When I didn’t know God, I was afraid of the silence because I couldn’t bear to face questions about death, about loneliness, about whether anything I did really mattered. I was afraid to face myself, and the flaws, weaknesses, and inescapable selfishness that I suspected lay beneath my masks. Yet it took silence for me to bring those questions to God, to challenge Him, and ultimately to hear what He had been saying to me for years. When I asked the questions that scared me so much, I realized that my fears were true—I was flawed, weak and selfish. Yet I could be rescued from myself by the God who sent His son to pave the way back home. And I learned that life was infinitely exciting, if sometimes in hidden ways. I learned that I was invited into a relationship with the creator and king of the universe, who wanted to act in my life and reveal to me His kingdom, on heaven and on earth.

Now I know that I don’t need to fear the quiet, because there I will find God. Now I know that quiet is necessary to grow closer to God. And yet my conversion was not the end of my battle with stillness. There is a different kind of fear that settles in the hearts of Christians. For me it has been the agony of knowing that I need stillness, but recognizing that I have the attention span of a goldfish. My years of practice in avoiding silence have paid off too well. Modern technology is always available, at my fingertips, to provide easy and mindless distractions. As I struggle to grow closer to God, I face my total inadequacy in giving Him the time He deserves.

And yet, a small miracle has occurred, by His power and not my own. Frustrated with my inability to give God enough time, I decided to aim pathetically low. I devoted myself to 15 minutes of quiet time alone with God per day, and aimed to make it non-negotiable. I succeeded for three days, and then on the fourth, had an early meeting and totally forgot to pray. The meeting began, and our boss told us to take 15 minutes of time alone to pray. “You want this too, God, don’t you?” I thought with delight. I had encountered one of the wonders of our God—He doesn’t just demand our time because we owe it to Him or because it’s what we need. He actually deeply desires time alone with His beloved children. Since that day I have spent at least 15 minutes each day in stillness.
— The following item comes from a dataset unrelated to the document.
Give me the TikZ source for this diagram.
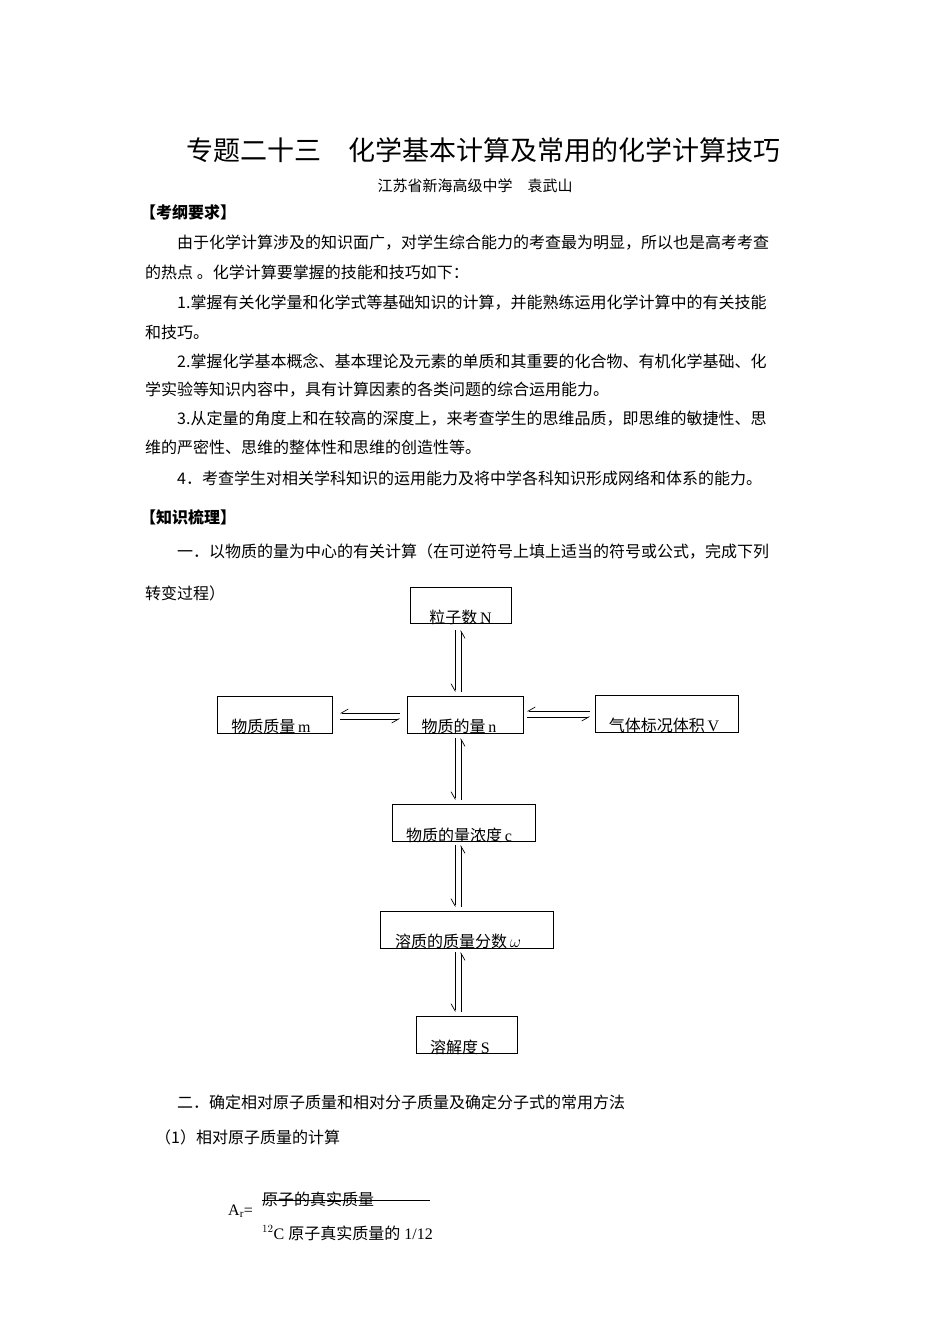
\documentclass[tikz,border=0pt]{standalone}
\usepackage{fontspec}
\setmainfont{Liberation Serif}
\newfontfamily\cjk{Noto Sans CJK SC}
\usetikzlibrary{arrows.meta}
\begin{document}
\begin{tikzpicture}[x=1pt,y=-1pt,
  txt/.style={anchor=west,inner sep=0pt,font=\cjk\fontsize{16}{18}\selectfont},
  box/.style={draw,line width=0.8pt},
  lab/.style={inner sep=0pt,font=\fontsize{16}{18}\selectfont},
  hl/.style={line width=0.7pt,-{Straight Barb[left,length=7pt,width=8pt]}},
  hr/.style={line width=0.7pt,-{Straight Barb[right,length=7pt,width=8pt]}}]
\useasboundingbox (0,0) rectangle (950,1344);
\fill[white] (0,0) rectangle (950,1344);
\node[inner sep=0pt,font=\cjk\fontsize{27}{30}\selectfont] (title) at (483,150) {专题二十三\quad 化学基本计算及常用的化学计算技巧};
\node[inner sep=0pt,font=\cjk\fontsize{15}{17}\selectfont] (author) at (475,186) {江苏省新海高级中学\quad 袁武山};
\node[txt,font=\cjk\bfseries\fontsize{16}{18}\selectfont] (h1) at (140,212) {【考纲要求】};
\node[txt] (p1) at (177,243) {由于化学计算涉及的知识面广，对学生综合能力的考查最为明显，所以也是高考考查};
\node[txt] (p2) at (145,272) {的热点 。化学计算要掌握的技能和技巧如下：};
\node[txt] (p3) at (177,303) {1.掌握有关化学量和化学式等基础知识的计算，并能熟练运用化学计算中的有关技能};
\node[txt] (p4) at (145,332) {和技巧。};
\node[txt] (p5) at (177,361) {2.掌握化学基本概念、基本理论及元素的单质和其重要的化合物、有机化学基础、化};
\node[txt] (p6) at (145,390) {学实验等知识内容中，具有计算因素的各类问题的综合运用能力。};
\node[txt] (p7) at (177,419) {3.从定量的角度上和在较高的深度上，来考查学生的思维品质，即思维的敏捷性、思};
\node[txt] (p8) at (145,447) {维的严密性、思维的整体性和思维的创造性等。};
\node[txt] (p9) at (177,478) {4．考查学生对相关学科知识的运用能力及将中学各科知识形成网络和体系的能力。};
\node[txt,font=\cjk\bfseries\fontsize{16}{18}\selectfont] (h2) at (140,517) {【知识梳理】};
\node[txt] (p10) at (177,552) {一．以物质的量为中心的有关计算（在可逆符号上填上适当的符号或公式，完成下列};
\node[txt] (p11) at (145,593) {转变过程）};
% boxes
\draw[box] (410,587) rectangle (511,623);
\node[lab] (N) at (460.5,617) {{\cjk 粒子数}\,N};
\draw[box] (217,696) rectangle (332,733);
\node[lab] (m) at (271,726) {{\cjk 物质质量}\,m};
\draw[box] (407,696) rectangle (523,733);
\node[lab] (n) at (459,726) {{\cjk 物质的量}\,n};
\draw[box] (595,695) rectangle (738,732);
\node[lab] (V) at (664,725) {{\cjk 气体标况体积}\,V};
\draw[box] (392,804) rectangle (535,841);
\node[lab] (c) at (459,835) {{\cjk 物质的量浓度}\,c};
\draw[box] (380,911) rectangle (553,948);
\node[lab] (w) at (458,941) {{\cjk 溶质的质量分数}\,$\omega$};
\draw[box] (416,1016) rectangle (517,1053);
\node[lab] (S) at (460,1047) {{\cjk 溶解度}\,S};
% arrows
\foreach \ya/\yb in {630/692,738/800,845/907,952/1012}{
  \draw[hr] (455,\ya) -- (455,\yb);
  \draw[hr] (461,\yb) -- (461,\ya);
}
\draw[hr] (400,713) -- (340,713);
\draw[hr] (340,719) -- (400,719);
\draw[hr] (590,711) -- (527,711);
\draw[hr] (527,717) -- (590,717);
\node[txt] (p12) at (177,1102) {二．确定相对原子质量和相对分子质量及确定分子式的常用方法};
\node[txt] (p13) at (155,1137) {（1）相对原子质量的计算};
\node[lab,anchor=west] (Ar) at (228,1211) {A$_{\mathrm r}$=};
\node[txt] (num) at (262,1199) {原子的真实质量};
\draw[line width=0.8pt] (262,1200) -- (430,1200);
\node[lab,anchor=west] (den) at (262,1233) {$^{12}$C {\cjk 原子真实质量的} 1/12};
\end{tikzpicture}
\end{document}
And amazingly, I have come to look forward to it, to ache for it, to thirst for it. The thing I feared the most has somehow become a sustaining gift. I know it’s not enough time. And I know that at some point, I will probably fail, and forget. But now I know that God will pull me back, because He cares too much to let me live in the distractions.

“Very early in the morning, while it was still dark, Jesus got up, left the house and went off to a solitary place, where he prayed.” -Mark 1:35

“In repentance and rest is your salvation, in quietness and trust is your strength, but you would have none of it. You said, ‘No, we will flee on horses.’ Therefore you will flee!…Yet the Lord longs to be gracious to you; he rises to show you compassion. For the Lord is a God of justice. Blessed are all who wait for him!” -Isaiah 30:15-16, 18


  1. Indeed, quiet praying without mental diversions is tough in our busy, efficiency-oriented society. I am in the midst of reading a excellent book that addresses the challenges, but supreme importance, of prayer head-on: “A Praying Life – Connecting with God in a Distracting World” by Paul E. Miller, that was given to me by a mutual friend (K). And much more straightforward than Bonhoeffer – I promise!

  2. Thank you for the recommendation!